El grado alcohólico alto y la sal provocan un cierto sabor amargo, por lo que es mejor degustarlos con platos elaborados a base de especias, guisos condimentados, asados de ternasco y carnes rojas con poca sal. Si se trata de tempranillo o cabernet sauvignon, podemos llevar un vino casi de cualquier zona de España, como Rioja, Riber, Cigales… mientras que si se trata de un syrah habrá que irse a Cigales, La Mancha o alguna otra zona donde está autorizada, y si no un australiano, un chileno, un argentino, o un vino del Ródano francés estará bien.
Un buen cabernet sauvignon del medoc francés, de California, o por qué no del Somontano o de Navarra. Los nebbiolo italianos y la monastrell de Castilla-La Mancha y Alicante.

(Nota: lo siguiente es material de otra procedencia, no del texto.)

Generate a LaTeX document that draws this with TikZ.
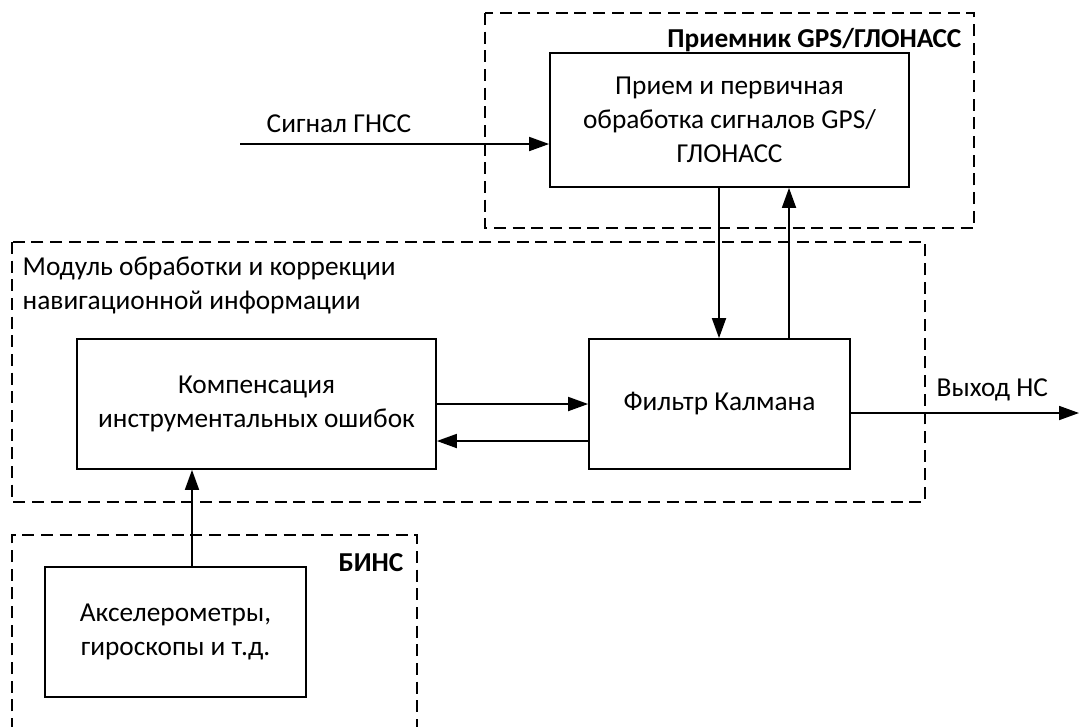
\documentclass[tikz,border=0pt]{standalone}
\usepackage{fontspec}
\setmainfont{Carlito}
\usetikzlibrary{arrows.meta}
\begin{document}
\begin{tikzpicture}[x=0.75pt,y=-0.75pt,
  every node/.style={font=\fontsize{20.5}{25.5}\selectfont},
  blockbox/.style 2 args={draw,line width=1.3pt,inner sep=0pt,align=center,
    minimum width=#1*0.75pt,minimum height=#2*0.75pt},
  group/.style={line width=1.1pt,dash pattern=on 9pt off 5pt},
  flow/.style={line width=1.3pt,-{Triangle[length=15pt,width=10.5pt]}},
  grouptitle/.style={font=\fontsize{20.5}{25.5}\selectfont\bfseries},
]
\useasboundingbox (0,0) rectangle (1080,726);

% dashed groups
\draw[group] (485,13) rectangle (974,228);
\draw[group] (12,242) rectangle (925,502);
\draw[group] (12,730) |- (417,535) -- (417,730);

\node[grouptitle,anchor=east] (gpsTitle) at (966,40) {Приемник GPS/ГЛОНАСС};
\node[grouptitle,anchor=east] (binsTitle) at (408,563) {БИНС};
\node[anchor=west,align=left] (modTitle) at (18,285)
  {Модуль обработки и коррекции\\навигационной информации};

% blocks
\node[blockbox={359}{134}] (gps) at (729.5,120)
  {Прием и первичная\\обработка сигналов GPS/\\ГЛОНАСС};
\node[blockbox={359}{130}] (comp) at (256.5,404)
  {Компенсация\\инструментальных ошибок};
\node[blockbox={261}{130}] (kal) at (719.5,404) {Фильтр Калмана};
\node[blockbox={261}{130}] (acc) at (175.5,632)
  {Акселерометры,\\гироскопы и т.д.};

% connectors
\coordinate (sig) at (240,144);
\coordinate (down) at (719,0);
\coordinate (up) at (789,0);
\coordinate (fwd) at (0,404);
\coordinate (back) at (0,441);
\coordinate (outy) at (0,413);
\coordinate (out) at (1079,413);
\coordinate (imu) at (192,0);

\draw[flow] (sig) -- (sig -| gps.west);
\node[anchor=south west] (sigLabel) at (262,137) {Сигнал ГНСС};
\draw[flow] (down |- gps.south) -- (down |- kal.north);
\draw[flow] (up |- kal.north) -- (up |- gps.south);
\draw[flow] (fwd -| comp.east) -- (fwd -| kal.west);
\draw[flow] (back -| kal.west) -- (back -| comp.east);
\draw[flow] (outy -| kal.east) -- (out);
\node[anchor=south west] (outLabel) at (932,406) {Выход НС};
\draw[flow] (imu |- acc.north) -- (imu |- comp.south);
\end{tikzpicture}
\end{document}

Lo dulce no va con lo dulce
Ya por último puede darse el caso de querer llevar un vino de calidad de los que denominamos dulces, un Tokay, un vino de hielo de Niagara o alemán, un Sauternes, o bien un riesling de vendimia tardía. Desterremos que ‘lo dulce va con lo dulce’; salvo excepciones, estos vinos pueden acompañar a postres poco dulces, como un pastel templado de manzana o a base de frutas, o una tarta de queso con alguna capa de mermelada. Armonizan mejor con un foie fresco, con micuit, con quesos cremosos fuertes de leche cruda, con quesos azules tipo roquefort, stilton y también con un buen cabrales.
Como hemos visto, la cantidad de combinaciones entre vino y comida es inmensa. Solo he citado unas pocas variedades, unas pocas zonas vitícolas y unos pocos ejemplos que no dejan de ser subjetivos, pero el mundo es inmenso y el arte del maridaje no deja de ser eso, un arte, y por tanto es algo subjetivo para el creador y una aventura para el comensal. Os invito a que llevéis siempre vino y probéis nuevas experiencias.
Y lo mejor de todo lo dice el refrán “el vino es buen vino si se toma con el amigo”.